[SOURCE RECORDS]
= = =

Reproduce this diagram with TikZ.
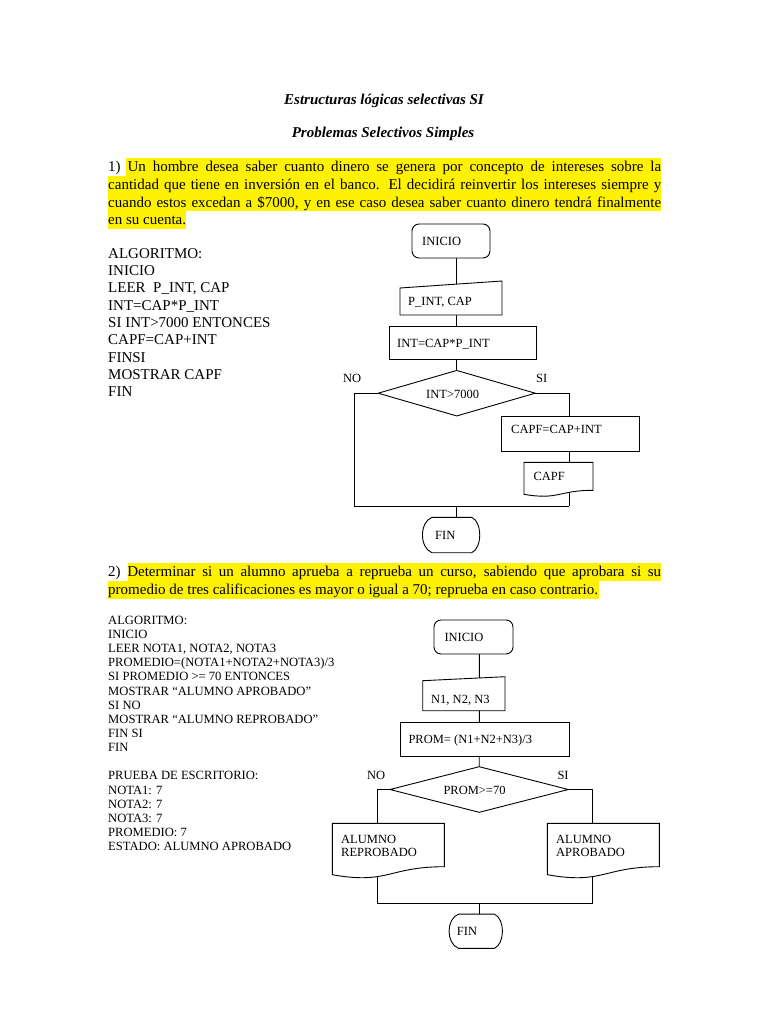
\documentclass[tikz,border=0pt]{standalone}
\usepackage{fontspec}
\setmainfont{Liberation Serif}
\usetikzlibrary{calc}
\begin{document}
\begin{tikzpicture}[x=1pt,y=-1pt]
\tikzset{
  frame/.style={draw=none, inner sep=0pt, outer sep=0pt, rectangle},
  shp/.style={draw=black, line width=0.9pt, fill=white},
  conn/.style={draw=black, line width=0.9pt},
  fc/.style={font=\fontsize{12.5}{14}\selectfont, inner sep=0pt, anchor=base west},
  partxt/.style={font=\fontsize{15}{17.7}\selectfont, inner sep=0pt, anchor=base west},
  alg/.style={font=\fontsize{15}{17.3}\selectfont, inner sep=0pt, anchor=base west},
  algs/.style={font=\fontsize{12.6}{14}\selectfont, inner sep=0pt, anchor=base west},
  ttl/.style={font=\fontsize{15}{17}\selectfont\bfseries\itshape, inner sep=0pt, anchor=base},
  hl/.style={fill=yellow},
}
\fill[white] (0,0) rectangle (768,1024);
\useasboundingbox (0,0) rectangle (768,1024);

% ---------- titles ----------
\node[ttl] (t1) at (384,104.5) {Estructuras lógicas selectivas SI};
\node[ttl] (t2) at (383,137.5) {Problemas Selectivos Simples};

% ---------- problem 1 text ----------
\fill[hl] (126,158.1) rectangle (661,175.9);
\fill[hl] (108,175.9) rectangle (661,193.7);
\fill[hl] (108,193.7) rectangle (661,211.5);
\fill[hl] (108,211.5) rectangle (186,229.3);
\node[partxt] (p1a) at (108,171.5) {\makebox[553pt][s]{1)\ Un hombre desea saber cuanto dinero se genera por concepto de intereses sobre la}};
\node[partxt] (p1b) at (108,189.3) {\makebox[553pt][s]{cantidad que tiene en inversión en el banco. El decidirá reinvertir los intereses siempre y}};
\node[partxt] (p1c) at (108,207.1) {\makebox[553pt][s]{cuando estos excedan a \$7000, y en ese caso desea saber cuanto dinero tendrá finalmente}};
\node[partxt] (p1d) at (108,224.9) {en su cuenta.};

% ---------- algorithm 1 ----------
\foreach \t [count=\i from 0] in {ALGORITMO:, INICIO, {LEER\ \ P\_INT, CAP}, {INT=CAP*P\_INT}, {SI INT>7000 ENTONCES}, {CAPF=CAP+INT}, FINSI, {MOSTRAR CAPF}, FIN}
  \node[alg] (a1-\i) at (108,258.3+17.3*\i) {\t};

% ---------- flowchart 1 frames ----------
\node[frame, minimum width=78, minimum height=34] (ini1) at (451,241) {};
\node[frame, minimum width=102, minimum height=34] (in1) at (451,298) {};
\node[frame, minimum width=147, minimum height=33] (proc1) at (462.5,342.5) {};
\node[frame, minimum width=157, minimum height=45.5] (dec1) at (456.7,393.2) {};
\node[frame, minimum width=138, minimum height=35] (proc2) at (570,433.5) {};
\node[frame, minimum width=69, minimum height=28] (out1) at (558.5,476.3) {};
\node[frame, minimum width=58.3, minimum height=35.4] (fin1) at (450.85,535) {};
\coordinate (ax1) at (456.7,0);
\coordinate (j1l) at (354.3,506);
\coordinate (j1r) at (569.3,506);
\coordinate (j1c) at (456.7,506);

% connectors 1
\draw[conn] (ini1.center -| ax1) -- (in1.center -| ax1) -- (proc1.center -| ax1) -- (dec1.center);
\draw[conn] (dec1.west) -| (j1l) -- (j1r);
\draw[conn] (dec1.east) -| (proc2.center -| j1r) -- (out1.center -| j1r) -- (j1r);
\draw[conn] (j1c) -- (fin1.center -| j1c);

% shapes 1
\draw[shp, rounded corners=7] (ini1.north west) rectangle (ini1.south east);
\draw[shp] (in1.south west) -- (in1.south east) -- (in1.north east) -- ($(in1.north west)+(0,7)$) -- cycle;
\draw[shp] (proc1.north west) rectangle (proc1.south east);
\draw[shp] (dec1.north) -- (dec1.east) -- (dec1.south) -- (dec1.west) -- cycle;
\draw[shp] (proc2.north west) rectangle (proc2.south east);
\draw[shp] (out1.south east) -- (out1.north east) -- (out1.north west) -- ($(out1.south west)+(0,4)$)
  .. controls ($(out1.south)+(0,10)$) and (out1.south) .. (out1.south east) -- cycle;
\draw[shp] ($(fin1.north west)+(10.3,0)$) -- ($(fin1.north east)+(-8.3,0)$)
  .. controls ($(fin1.north east)+(2.4,4.7)$) and ($(fin1.south east)+(2.4,-4.7)$) .. ($(fin1.south east)+(-8.3,0)$)
  -- ($(fin1.south west)+(10.3,0)$)
  .. controls ($(fin1.south west)+(-2.4,-4.7)$) and ($(fin1.north west)+(-2.4,4.7)$) .. ($(fin1.north west)+(10.3,0)$) -- cycle;

% labels 1
\node[fc] (l-ini1) at (422,245) {INICIO};
\node[fc] (l-in1) at (408,305) {P\_INT, CAP};
\node[fc] (l-proc1) at (397,347.3) {INT=CAP*P\_INT};
\node[fc] (l-dec1) at (426,398) {INT>7000};
\node[fc] (l-no1) at (343,382.5) {NO};
\node[fc] (l-si1) at (536,382.5) {SI};
\node[fc] (l-proc2) at (511,433.3) {CAPF=CAP+INT};
\node[fc] (l-out1) at (533.3,480) {CAPF};
\node[fc] (l-fin1) at (435,539.3) {FIN};

% ---------- problem 2 text ----------
\fill[hl] (127.5,563.1) rectangle (661,580.9);
\fill[hl] (108,580.9) rectangle (598.5,598.7);
\node[partxt] (p2a) at (108,576.5) {\makebox[553pt][s]{2)\ Determinar si un alumno aprueba a reprueba un curso, sabiendo que aprobara si su}};
\node[partxt] (p2b) at (108,594.3) {promedio de tres calificaciones es mayor o igual a 70; reprueba en caso contrario.};

% ---------- algorithm 2 ----------
\foreach \t [count=\i from 0] in {ALGORITMO:, INICIO, {LEER NOTA1, NOTA2, NOTA3}, {PROMEDIO=(NOTA1+NOTA2+NOTA3)/3}, {SI PROMEDIO >= 70 ENTONCES}, {MOSTRAR “ALUMNO APROBADO”}, {SI NO}, {MOSTRAR “ALUMNO REPROBADO”}, {FIN SI}, FIN}
  \node[algs] (a2-\i) at (108,624.3+14.15*\i) {\t};
\foreach \t [count=\i from 11] in {PRUEBA DE ESCRITORIO:, {NOTA1: 7}, {NOTA2: 7}, {NOTA3: 7}, {PROMEDIO: 7}, {ESTADO: ALUMNO APROBADO}}
  \node[algs] (a2-\i) at (108,624.3+14.15*\i) {\t};

% ---------- flowchart 2 frames ----------
\node[frame, minimum width=79, minimum height=34] (ini2) at (473.5,637) {};
\node[frame, minimum width=82.3, minimum height=34] (in2) at (463.85,693.7) {};
\node[frame, minimum width=169.3, minimum height=34.4] (proc3) at (484.65,739.5) {};
\node[frame, minimum width=178.3, minimum height=45.6] (dec2) at (479.2,789.5) {};
\node[frame, minimum width=112, minimum height=43.4] (out2) at (388.3,845) {};
\node[frame, minimum width=112, minimum height=43.4] (out3) at (603.3,845) {};
\node[frame, minimum width=54.4, minimum height=34.3] (fin2) at (475.5,931.2) {};
\coordinate (ax2) at (479.3,0);
\coordinate (j2l) at (377.7,903.3);
\coordinate (j2r) at (592.7,903.3);
\coordinate (j2c) at (479.3,903.3);

% connectors 2
\draw[conn] (ini2.center -| ax2) -- (in2.center -| ax2) -- (proc3.center -| ax2) -- (dec2.center);
\draw[conn] (dec2.west) -| (out2.center -| j2l) -- (j2l) -- (j2r) -- (out3.center -| j2r) |- (dec2.east);
\draw[conn] (j2c) -- (fin2.center -| j2c);

% shapes 2
\draw[shp, rounded corners=7] (ini2.north west) rectangle (ini2.south east);
\draw[shp] (in2.south west) -- (in2.south east) -- (in2.north east) -- ($(in2.north west)+(0,4)$) -- cycle;
\draw[shp] (proc3.north west) rectangle (proc3.south east);
\draw[shp] (dec2.north) -- (dec2.east) -- (dec2.south) -- (dec2.west) -- cycle;
\draw[shp] (out2.south east) -- (out2.north east) -- (out2.north west) -- ($(out2.south west)+(0,8)$)
  .. controls ($(out2.south)+(0,18)$) and (out2.south) .. (out2.south east) -- cycle;
\draw[shp] (out3.south east) -- (out3.north east) -- (out3.north west) -- ($(out3.south west)+(0,8)$)
  .. controls ($(out3.south)+(0,18)$) and (out3.south) .. (out3.south east) -- cycle;
\draw[shp] ($(fin2.north west)+(10.3,0)$) -- ($(fin2.north east)+(-8.3,0)$)
  .. controls ($(fin2.north east)+(2.4,4.7)$) and ($(fin2.south east)+(2.4,-4.7)$) .. ($(fin2.south east)+(-8.3,0)$)
  -- ($(fin2.south west)+(10.3,0)$)
  .. controls ($(fin2.south west)+(-2.4,-4.7)$) and ($(fin2.north west)+(-2.4,4.7)$) .. ($(fin2.north west)+(10.3,0)$) -- cycle;

% labels 2
\node[fc] (l-ini2) at (444.3,641.7) {INICIO};
\node[fc] (l-in2) at (431,703.3) {N1, N2, N3};
\node[fc] (l-proc3) at (408.3,743.3) {PROM= (N1+N2+N3)/3};
\node[fc] (l-dec2) at (443.3,794.3) {PROM>=70};
\node[fc] (l-no2) at (367,779.3) {NO};
\node[fc] (l-si2) at (557.3,779.3) {SI};
\node[fc] (l-out2a) at (341,843.3) {ALUMNO};
\node[fc] (l-out2b) at (341,856.7) {REPROBADO};
\node[fc] (l-out3a) at (556,843.3) {ALUMNO};
\node[fc] (l-out3b) at (556,856.7) {APROBADO};
\node[fc] (l-fin2) at (456.7,935.7) {FIN};
\end{tikzpicture}
\end{document}
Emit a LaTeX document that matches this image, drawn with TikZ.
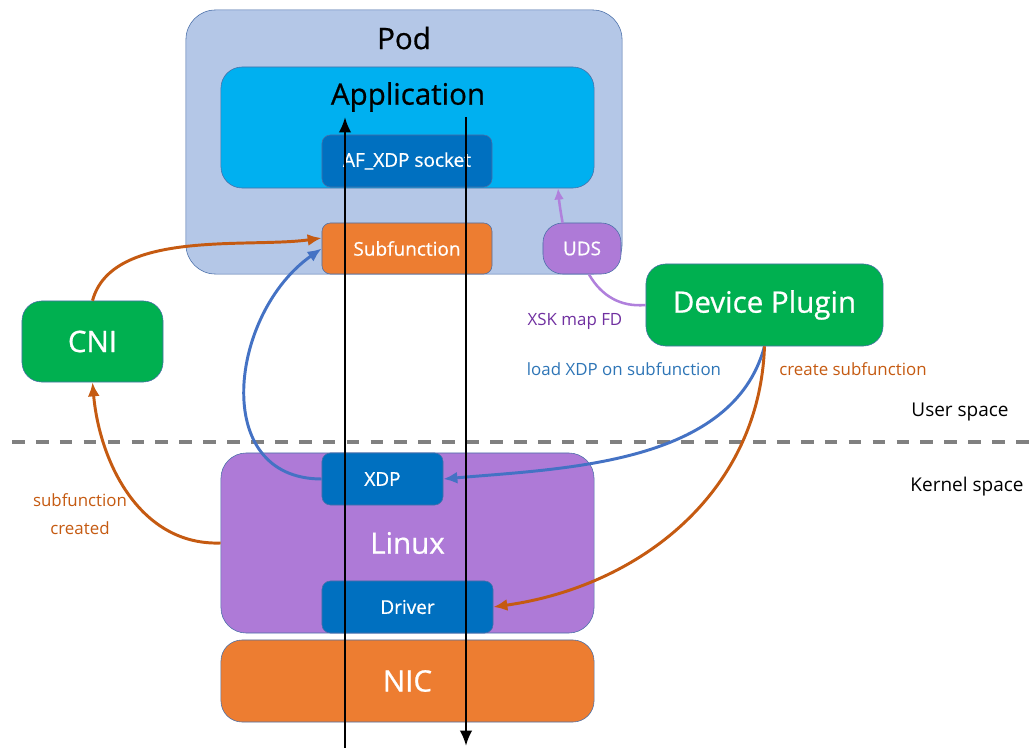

= = =

[WHAT IS REQUIRED]
Stop after the line containing "(t2) at (383,137.5)": copy the records exactly from the first line up to there, leaving pictures out.

[THE SOLUTION]
Reproduce this diagram with TikZ.
\documentclass[tikz,border=0pt]{standalone}
\usepackage{fontspec}
\setmainfont{Liberation Serif}
\usetikzlibrary{calc}
\begin{document}
\begin{tikzpicture}[x=1pt,y=-1pt]
\tikzset{
  frame/.style={draw=none, inner sep=0pt, outer sep=0pt, rectangle},
  shp/.style={draw=black, line width=0.9pt, fill=white},
  conn/.style={draw=black, line width=0.9pt},
  fc/.style={font=\fontsize{12.5}{14}\selectfont, inner sep=0pt, anchor=base west},
  partxt/.style={font=\fontsize{15}{17.7}\selectfont, inner sep=0pt, anchor=base west},
  alg/.style={font=\fontsize{15}{17.3}\selectfont, inner sep=0pt, anchor=base west},
  algs/.style={font=\fontsize{12.6}{14}\selectfont, inner sep=0pt, anchor=base west},
  ttl/.style={font=\fontsize{15}{17}\selectfont\bfseries\itshape, inner sep=0pt, anchor=base},
  hl/.style={fill=yellow},
}
\fill[white] (0,0) rectangle (768,1024);
\useasboundingbox (0,0) rectangle (768,1024);

% ---------- titles ----------
\node[ttl] (t1) at (384,104.5) {Estructuras lógicas selectivas SI};
\node[ttl] (t2) at (383,137.5) {Problemas Selectivos Simples};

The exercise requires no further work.